RECORDS TO PROCESS
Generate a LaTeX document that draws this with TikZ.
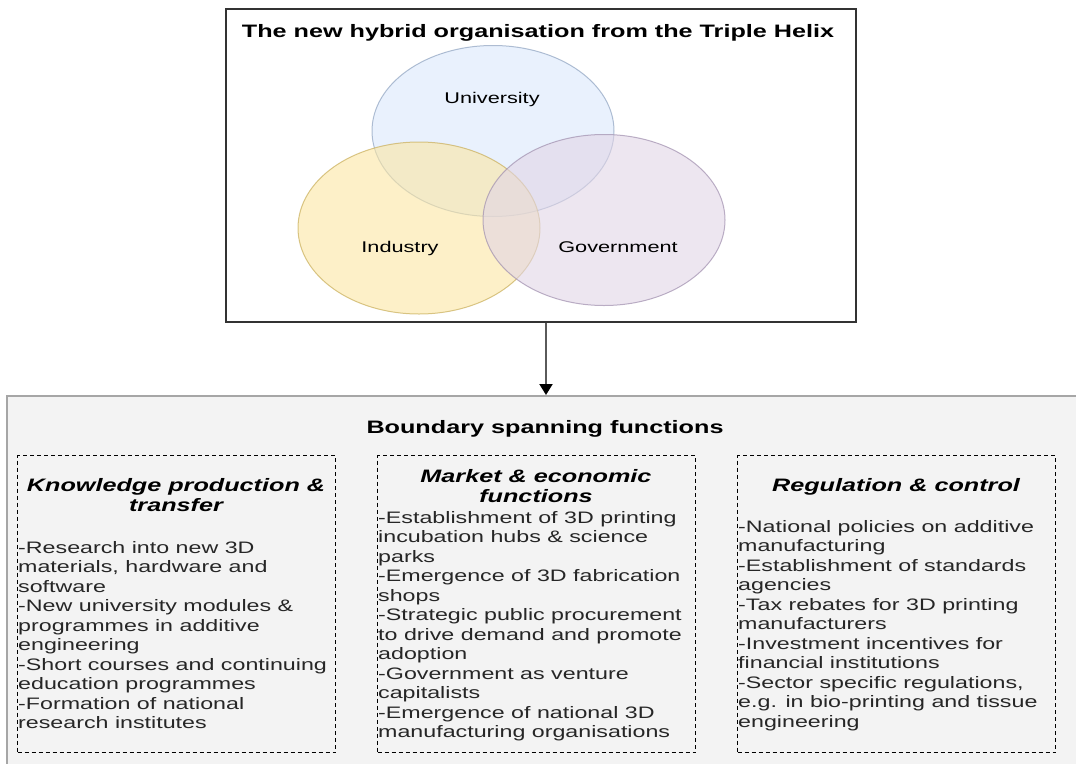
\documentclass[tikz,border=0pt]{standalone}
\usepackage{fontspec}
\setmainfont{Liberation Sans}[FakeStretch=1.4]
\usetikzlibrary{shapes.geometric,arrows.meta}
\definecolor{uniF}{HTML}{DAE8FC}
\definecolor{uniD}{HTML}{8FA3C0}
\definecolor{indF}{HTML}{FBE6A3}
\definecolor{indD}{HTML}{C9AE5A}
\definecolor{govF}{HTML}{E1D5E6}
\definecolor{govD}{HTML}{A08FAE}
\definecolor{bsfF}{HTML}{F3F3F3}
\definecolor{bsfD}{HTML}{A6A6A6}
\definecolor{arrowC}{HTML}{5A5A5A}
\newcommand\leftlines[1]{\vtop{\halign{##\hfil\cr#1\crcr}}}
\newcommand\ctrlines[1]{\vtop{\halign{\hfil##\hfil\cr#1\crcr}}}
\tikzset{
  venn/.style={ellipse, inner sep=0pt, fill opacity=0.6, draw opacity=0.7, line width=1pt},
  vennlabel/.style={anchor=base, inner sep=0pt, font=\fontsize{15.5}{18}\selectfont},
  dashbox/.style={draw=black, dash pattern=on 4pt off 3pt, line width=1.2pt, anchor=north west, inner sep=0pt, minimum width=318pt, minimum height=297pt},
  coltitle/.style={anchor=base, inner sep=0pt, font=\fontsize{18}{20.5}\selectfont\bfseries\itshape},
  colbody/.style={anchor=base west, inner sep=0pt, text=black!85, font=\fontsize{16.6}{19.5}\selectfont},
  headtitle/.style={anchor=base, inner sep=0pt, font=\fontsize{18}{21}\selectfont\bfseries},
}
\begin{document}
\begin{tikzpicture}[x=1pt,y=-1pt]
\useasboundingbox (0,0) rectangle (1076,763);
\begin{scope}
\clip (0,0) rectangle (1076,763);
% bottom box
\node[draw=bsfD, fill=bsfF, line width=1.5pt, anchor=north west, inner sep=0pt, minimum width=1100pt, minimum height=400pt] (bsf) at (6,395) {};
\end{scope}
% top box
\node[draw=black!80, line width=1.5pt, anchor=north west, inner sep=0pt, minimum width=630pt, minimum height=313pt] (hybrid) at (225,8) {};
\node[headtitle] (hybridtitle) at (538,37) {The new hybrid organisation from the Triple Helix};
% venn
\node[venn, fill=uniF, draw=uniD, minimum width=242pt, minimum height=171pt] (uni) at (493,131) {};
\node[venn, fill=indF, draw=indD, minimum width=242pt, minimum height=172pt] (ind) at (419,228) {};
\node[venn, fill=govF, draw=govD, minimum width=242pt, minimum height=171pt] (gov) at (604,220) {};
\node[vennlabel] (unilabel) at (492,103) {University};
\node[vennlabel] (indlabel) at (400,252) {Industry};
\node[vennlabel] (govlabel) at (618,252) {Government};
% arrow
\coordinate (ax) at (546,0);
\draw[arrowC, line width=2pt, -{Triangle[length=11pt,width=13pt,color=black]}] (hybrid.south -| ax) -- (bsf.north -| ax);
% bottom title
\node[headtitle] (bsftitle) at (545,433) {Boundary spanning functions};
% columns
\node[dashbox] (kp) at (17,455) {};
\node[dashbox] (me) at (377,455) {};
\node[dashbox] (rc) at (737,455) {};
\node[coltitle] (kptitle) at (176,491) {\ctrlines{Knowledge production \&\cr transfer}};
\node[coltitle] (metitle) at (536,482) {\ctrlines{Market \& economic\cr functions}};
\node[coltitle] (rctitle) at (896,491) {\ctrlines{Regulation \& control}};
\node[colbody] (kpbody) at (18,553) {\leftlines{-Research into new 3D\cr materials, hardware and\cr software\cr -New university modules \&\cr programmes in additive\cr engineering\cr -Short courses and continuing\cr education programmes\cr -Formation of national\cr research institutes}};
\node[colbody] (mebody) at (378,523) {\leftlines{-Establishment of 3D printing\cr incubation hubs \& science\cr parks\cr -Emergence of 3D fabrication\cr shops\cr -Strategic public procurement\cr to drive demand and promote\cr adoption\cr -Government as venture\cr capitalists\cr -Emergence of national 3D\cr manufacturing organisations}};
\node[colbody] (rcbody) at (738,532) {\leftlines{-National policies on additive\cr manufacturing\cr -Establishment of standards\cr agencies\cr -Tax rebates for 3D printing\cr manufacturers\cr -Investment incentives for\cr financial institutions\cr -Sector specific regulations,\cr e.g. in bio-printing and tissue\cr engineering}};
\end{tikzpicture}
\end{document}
---
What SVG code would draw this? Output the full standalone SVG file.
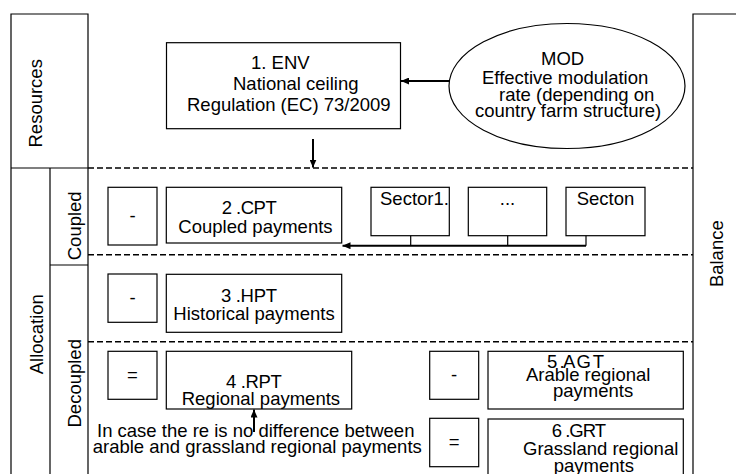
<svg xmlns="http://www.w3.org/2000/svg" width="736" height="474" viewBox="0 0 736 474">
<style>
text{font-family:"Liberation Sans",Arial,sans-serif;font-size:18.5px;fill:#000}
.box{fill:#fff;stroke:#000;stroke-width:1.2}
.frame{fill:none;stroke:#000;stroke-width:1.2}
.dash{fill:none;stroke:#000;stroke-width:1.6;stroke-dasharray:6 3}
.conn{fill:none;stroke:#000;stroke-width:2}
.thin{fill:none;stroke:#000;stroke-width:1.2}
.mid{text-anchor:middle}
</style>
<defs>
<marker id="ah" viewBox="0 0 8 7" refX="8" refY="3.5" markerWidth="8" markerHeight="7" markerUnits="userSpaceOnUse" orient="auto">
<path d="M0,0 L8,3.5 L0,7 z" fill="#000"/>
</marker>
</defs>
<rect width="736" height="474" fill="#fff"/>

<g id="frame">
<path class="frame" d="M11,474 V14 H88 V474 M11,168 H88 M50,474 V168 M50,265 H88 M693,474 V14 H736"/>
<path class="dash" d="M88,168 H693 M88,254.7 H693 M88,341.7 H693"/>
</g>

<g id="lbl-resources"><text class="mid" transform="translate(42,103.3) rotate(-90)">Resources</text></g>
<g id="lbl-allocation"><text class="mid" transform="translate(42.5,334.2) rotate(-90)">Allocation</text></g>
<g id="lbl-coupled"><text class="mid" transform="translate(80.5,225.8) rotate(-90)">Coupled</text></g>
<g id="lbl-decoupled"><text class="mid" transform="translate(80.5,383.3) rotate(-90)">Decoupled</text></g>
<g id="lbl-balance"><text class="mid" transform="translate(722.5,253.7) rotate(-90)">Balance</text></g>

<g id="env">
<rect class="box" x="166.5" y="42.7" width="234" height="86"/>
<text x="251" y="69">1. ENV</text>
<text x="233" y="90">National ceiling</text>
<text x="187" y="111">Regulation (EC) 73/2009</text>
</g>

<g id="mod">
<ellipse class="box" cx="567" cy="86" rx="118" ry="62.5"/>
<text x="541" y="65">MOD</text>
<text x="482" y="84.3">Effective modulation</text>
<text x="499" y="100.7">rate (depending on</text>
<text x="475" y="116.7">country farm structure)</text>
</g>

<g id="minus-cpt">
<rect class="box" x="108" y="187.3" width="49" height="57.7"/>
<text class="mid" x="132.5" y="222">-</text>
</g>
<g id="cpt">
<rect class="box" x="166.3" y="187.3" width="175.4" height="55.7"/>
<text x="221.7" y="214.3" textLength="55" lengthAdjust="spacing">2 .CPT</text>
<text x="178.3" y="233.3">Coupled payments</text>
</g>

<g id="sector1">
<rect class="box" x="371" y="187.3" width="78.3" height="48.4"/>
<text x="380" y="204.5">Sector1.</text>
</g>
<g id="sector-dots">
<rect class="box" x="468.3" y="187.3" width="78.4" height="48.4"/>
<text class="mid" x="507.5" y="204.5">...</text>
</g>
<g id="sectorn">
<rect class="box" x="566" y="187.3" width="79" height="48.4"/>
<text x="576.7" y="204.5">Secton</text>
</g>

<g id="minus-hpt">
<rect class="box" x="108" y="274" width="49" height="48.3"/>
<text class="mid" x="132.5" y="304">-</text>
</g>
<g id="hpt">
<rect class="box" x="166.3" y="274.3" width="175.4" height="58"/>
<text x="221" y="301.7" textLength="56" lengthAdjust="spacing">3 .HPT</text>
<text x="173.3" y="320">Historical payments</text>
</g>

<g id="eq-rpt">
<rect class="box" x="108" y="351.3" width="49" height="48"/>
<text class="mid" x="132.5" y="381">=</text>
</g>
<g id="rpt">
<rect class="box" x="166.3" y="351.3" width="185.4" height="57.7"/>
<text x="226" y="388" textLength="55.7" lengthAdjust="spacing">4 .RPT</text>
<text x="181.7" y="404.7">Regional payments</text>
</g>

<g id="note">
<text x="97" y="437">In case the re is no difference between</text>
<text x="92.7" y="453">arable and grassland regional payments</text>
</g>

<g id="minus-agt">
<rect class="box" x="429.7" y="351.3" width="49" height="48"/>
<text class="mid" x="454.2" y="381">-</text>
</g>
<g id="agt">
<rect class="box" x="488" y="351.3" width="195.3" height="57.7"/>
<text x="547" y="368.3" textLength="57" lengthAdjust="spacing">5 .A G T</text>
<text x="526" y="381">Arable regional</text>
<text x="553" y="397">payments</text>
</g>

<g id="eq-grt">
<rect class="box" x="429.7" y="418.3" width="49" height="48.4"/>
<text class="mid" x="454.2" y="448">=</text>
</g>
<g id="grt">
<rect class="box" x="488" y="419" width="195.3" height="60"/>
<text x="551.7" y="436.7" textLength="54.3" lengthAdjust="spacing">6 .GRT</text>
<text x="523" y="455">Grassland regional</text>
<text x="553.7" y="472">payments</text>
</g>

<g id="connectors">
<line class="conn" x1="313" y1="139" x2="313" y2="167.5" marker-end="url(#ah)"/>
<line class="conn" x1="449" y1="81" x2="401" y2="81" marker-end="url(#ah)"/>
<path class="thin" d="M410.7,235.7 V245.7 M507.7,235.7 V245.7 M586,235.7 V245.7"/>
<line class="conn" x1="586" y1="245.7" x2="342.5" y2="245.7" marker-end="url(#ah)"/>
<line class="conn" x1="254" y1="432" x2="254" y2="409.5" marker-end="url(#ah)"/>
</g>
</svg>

STATED EXERCISE
Report each line of the material above where the word "standalone" appears.

RESPONSE TO THIS EXERCISE
\documentclass[tikz,border=0pt]{standalone}
What SVG code would draw this? Output the full standalone SVG file.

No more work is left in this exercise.